[Stored items from a collection]
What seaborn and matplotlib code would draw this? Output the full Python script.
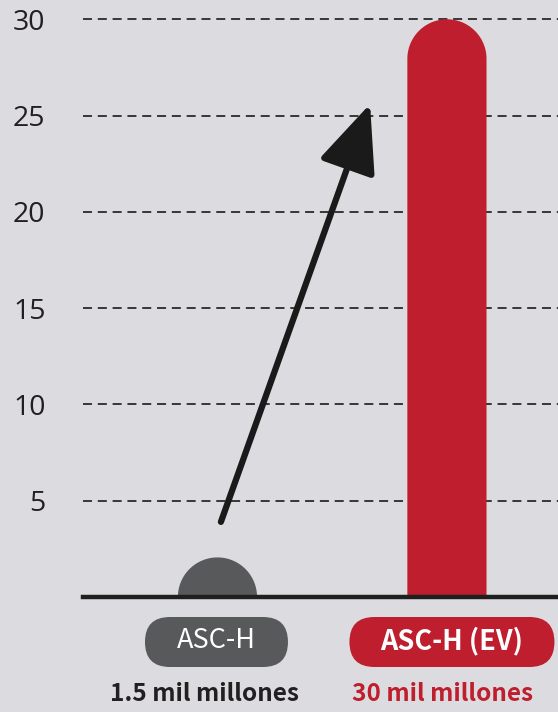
import matplotlib
matplotlib.use("Agg")
import matplotlib.pyplot as plt
import seaborn as sns
import numpy as np
import pandas as pd
from matplotlib.patches import PathPatch, FancyBboxPatch
from matplotlib.path import Path
from matplotlib.transforms import IdentityTransform

# ---- data ----
categories = ["ASC-H", "ASC-H (EV)"]
values = [1.5, 30]
value_labels = ["1.5 mil millones", "30 mil millones"]
yticks = [5, 10, 15, 20, 25, 30]

bar_colors = ["#58595b", "#be1e2d"]
text_colors = ["#231f20", "#be1e2d"]

sns.set_theme(style="white")
plt.rcParams["font.family"] = ["Noto Sans CJK KR", "DejaVu Sans"]

W, H = 558, 712
fig = plt.figure(figsize=(W / 100, H / 100), dpi=100)
bg = "#dcdce0"
fig.patch.set_facecolor(bg)

ax = fig.add_axes([83 / W, 115 / H, 1 - 83 / W, 1 - 115 / H])
ax.set_facecolor(bg)

df = pd.DataFrame({"cat": categories, "val": values})
sns.barplot(data=df, x="cat", y="val", hue="cat", palette=bar_colors,
            width=0.345, legend=False, ax=ax, saturation=1)

ax.set_xlim(-0.586, 1.484)
ax.set_ylim(0, 31.0)
ax.set_yticks(yticks)
ax.set_yticklabels([str(t) for t in yticks], fontsize=20.5, color="#231f20",
                   family=["Open Sans", "DejaVu Sans"])
ax.tick_params(axis="y", length=0, pad=27)
ax.set_xticks([])
ax.set_xlabel("")
ax.set_ylabel("")
ax.yaxis.grid(True, linestyle=(0, (5, 3.2)), color="#2a2a2a", lw=1.3)
ax.xaxis.grid(False)
ax.set_axisbelow(True)
for s in ["left", "top", "right"]:
    ax.spines[s].set_visible(False)
ax.spines["bottom"].set_linewidth(3.2)
ax.spines["bottom"].set_color("#1f1f1f")
ax.spines["bottom"].set_zorder(5)

# rounded-top bars (single path per bar, no seam)
fig.canvas.draw()
p0 = ax.transData.transform((0, 0))
p1 = ax.transData.transform((1, 1))
px_x = p1[0] - p0[0]
px_y = p1[1] - p0[1]
theta = np.linspace(0, np.pi, 90)
for patch in list(ax.patches):
    x = patch.get_x()
    w = patch.get_width()
    h = patch.get_height()
    fc = patch.get_facecolor()
    patch.set_visible(False)
    r_y = (w * px_x / 2) / px_y
    body_top = max(h - r_y, 0)
    cx = x + w / 2
    arc_x = cx + (w / 2) * np.cos(theta)
    arc_y = body_top + r_y * np.sin(theta)
    verts = [(x, 0), (x + w, 0)] + list(zip(arc_x, arc_y)) + [(x, 0)]
    codes = [Path.MOVETO] + [Path.LINETO] * (len(verts) - 2) + [Path.CLOSEPOLY]
    ax.add_patch(PathPatch(Path(verts, codes), facecolor=fc,
                           edgecolor="none", zorder=3))

# arrow
ax.annotate("", xy=(0.665, 25.6), xytext=(0.015, 3.9),
            arrowprops=dict(arrowstyle="-|>,head_length=4.2,head_width=1.8",
                            mutation_scale=10, lw=4.5, color="#1a1a1a",
                            shrinkA=0, shrinkB=0), zorder=4)

# pills with category names
pill_w = [143, 205]
pill_off = [-1, 5]
label_off = [-13, -4]
pill_weights = ["normal", "bold"]
for i, cat in enumerate(categories):
    cx = ax.transData.transform((i, 0))[0] + pill_off[i]
    pw = pill_w[i]
    pill = FancyBboxPatch((cx - pw / 2, 45), pw, 50,
                          boxstyle="round,pad=0,rounding_size=25",
                          facecolor=bar_colors[i], edgecolor="none",
                          transform=IdentityTransform())
    fig.add_artist(pill)
    fig.text(cx / W, 71 / H, cat, ha="center", va="center", color="white",
             fontsize=19.5, fontweight=pill_weights[i])
    lx = ax.transData.transform((i, 0))[0] + label_off[i]
    fig.text(lx / W, 18 / H, value_labels[i], ha="center", va="center",
             color=text_colors[i], fontsize=17.5, fontweight="bold")

fig.savefig("out.png", dpi=100, facecolor=bg)
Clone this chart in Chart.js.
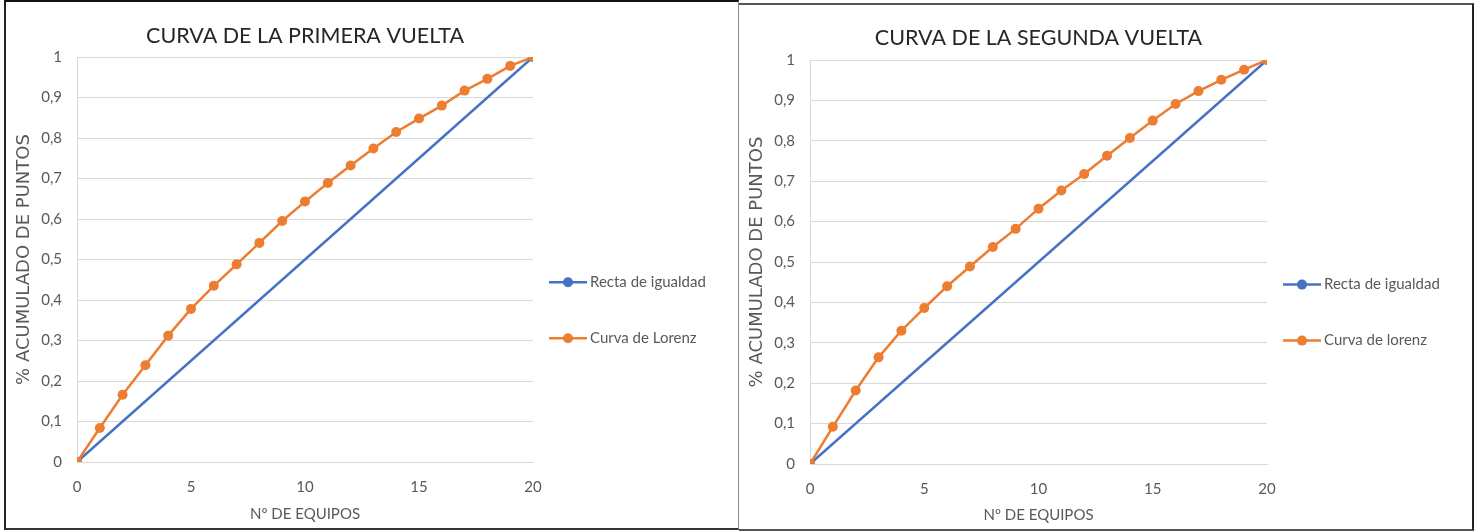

▸ What is needed:
Take the lines from the start of the material to the line with "width=0.345, legend=False, ax=ax, saturation=1)", both included, and transcribe them exactly without the pictures.

▸ Result of this task:
What seaborn and matplotlib code would draw this? Output the full Python script.
import matplotlib
matplotlib.use("Agg")
import matplotlib.pyplot as plt
import seaborn as sns
import numpy as np
import pandas as pd
from matplotlib.patches import PathPatch, FancyBboxPatch
from matplotlib.path import Path
from matplotlib.transforms import IdentityTransform

# ---- data ----
categories = ["ASC-H", "ASC-H (EV)"]
values = [1.5, 30]
value_labels = ["1.5 mil millones", "30 mil millones"]
yticks = [5, 10, 15, 20, 25, 30]

bar_colors = ["#58595b", "#be1e2d"]
text_colors = ["#231f20", "#be1e2d"]

sns.set_theme(style="white")
plt.rcParams["font.family"] = ["Noto Sans CJK KR", "DejaVu Sans"]

W, H = 558, 712
fig = plt.figure(figsize=(W / 100, H / 100), dpi=100)
bg = "#dcdce0"
fig.patch.set_facecolor(bg)

ax = fig.add_axes([83 / W, 115 / H, 1 - 83 / W, 1 - 115 / H])
ax.set_facecolor(bg)

df = pd.DataFrame({"cat": categories, "val": values})
sns.barplot(data=df, x="cat", y="val", hue="cat", palette=bar_colors,
            width=0.345, legend=False, ax=ax, saturation=1)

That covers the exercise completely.